▶ **Written request**
Repeat, exactly and only, the lines from the beginning of the data through the line with "import * as". Pictures are left out.

▶ **Supplied material**
┌──
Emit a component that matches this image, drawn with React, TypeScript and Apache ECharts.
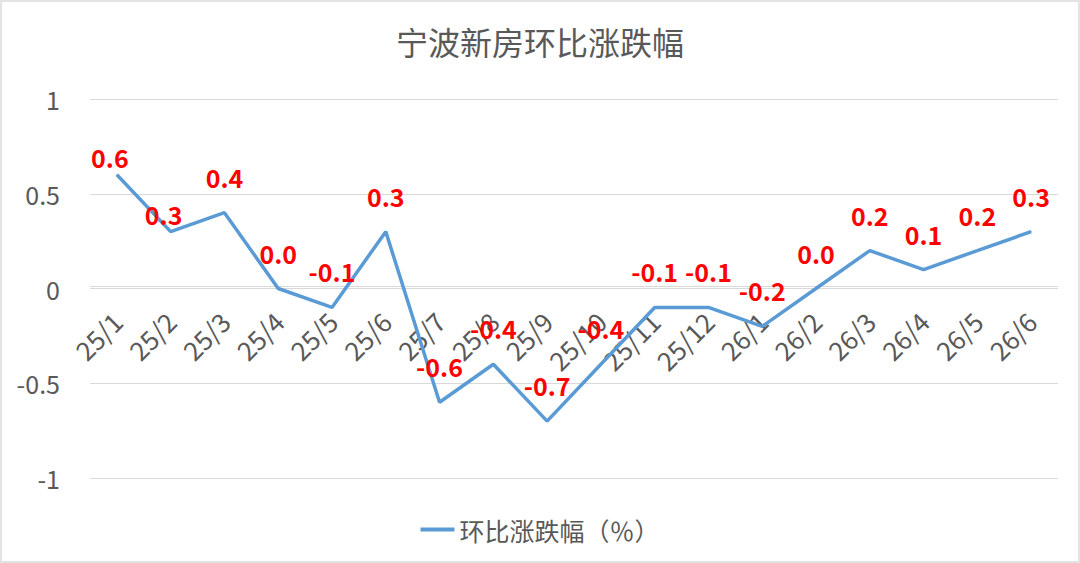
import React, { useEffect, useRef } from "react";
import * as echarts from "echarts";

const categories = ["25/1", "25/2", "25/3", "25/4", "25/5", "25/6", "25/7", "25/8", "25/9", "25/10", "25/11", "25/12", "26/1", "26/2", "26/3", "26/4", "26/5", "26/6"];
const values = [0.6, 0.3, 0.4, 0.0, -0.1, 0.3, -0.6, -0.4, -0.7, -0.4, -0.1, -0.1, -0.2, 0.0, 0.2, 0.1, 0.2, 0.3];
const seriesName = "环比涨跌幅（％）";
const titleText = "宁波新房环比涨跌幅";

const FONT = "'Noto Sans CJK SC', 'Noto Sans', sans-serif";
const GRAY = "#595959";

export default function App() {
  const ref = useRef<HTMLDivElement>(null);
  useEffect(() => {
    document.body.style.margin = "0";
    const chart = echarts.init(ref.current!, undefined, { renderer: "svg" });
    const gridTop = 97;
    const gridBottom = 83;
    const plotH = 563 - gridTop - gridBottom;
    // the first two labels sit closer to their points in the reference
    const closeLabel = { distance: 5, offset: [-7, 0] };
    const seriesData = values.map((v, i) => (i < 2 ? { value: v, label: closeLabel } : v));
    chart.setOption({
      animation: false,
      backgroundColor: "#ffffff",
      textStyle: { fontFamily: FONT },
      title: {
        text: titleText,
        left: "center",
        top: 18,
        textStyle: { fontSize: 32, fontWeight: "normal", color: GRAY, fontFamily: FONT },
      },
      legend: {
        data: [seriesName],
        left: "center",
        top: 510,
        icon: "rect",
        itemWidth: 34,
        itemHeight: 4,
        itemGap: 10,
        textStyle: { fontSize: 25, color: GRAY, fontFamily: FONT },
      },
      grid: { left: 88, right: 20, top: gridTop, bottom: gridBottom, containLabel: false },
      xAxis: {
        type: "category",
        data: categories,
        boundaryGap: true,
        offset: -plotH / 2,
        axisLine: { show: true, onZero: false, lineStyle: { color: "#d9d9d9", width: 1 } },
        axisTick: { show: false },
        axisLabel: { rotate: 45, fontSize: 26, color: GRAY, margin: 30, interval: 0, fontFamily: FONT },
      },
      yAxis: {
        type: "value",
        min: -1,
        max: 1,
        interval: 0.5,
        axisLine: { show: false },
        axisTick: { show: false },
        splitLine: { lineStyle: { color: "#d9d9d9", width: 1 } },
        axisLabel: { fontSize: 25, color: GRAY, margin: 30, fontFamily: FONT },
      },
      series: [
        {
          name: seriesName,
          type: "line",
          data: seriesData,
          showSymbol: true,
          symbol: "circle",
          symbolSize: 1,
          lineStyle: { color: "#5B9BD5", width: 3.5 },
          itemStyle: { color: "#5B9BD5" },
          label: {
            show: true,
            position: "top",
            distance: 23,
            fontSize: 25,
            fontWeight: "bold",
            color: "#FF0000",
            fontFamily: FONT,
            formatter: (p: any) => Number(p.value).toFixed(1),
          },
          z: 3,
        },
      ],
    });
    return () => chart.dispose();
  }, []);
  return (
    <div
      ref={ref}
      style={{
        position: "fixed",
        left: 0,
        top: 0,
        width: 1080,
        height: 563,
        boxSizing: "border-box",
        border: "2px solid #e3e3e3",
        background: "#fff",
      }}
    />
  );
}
└──
▶ **Response to the exercise**
Emit a component that matches this image, drawn with React, TypeScript and Apache ECharts.
import React, { useEffect, useRef } from "react";
import * as echarts from "echarts";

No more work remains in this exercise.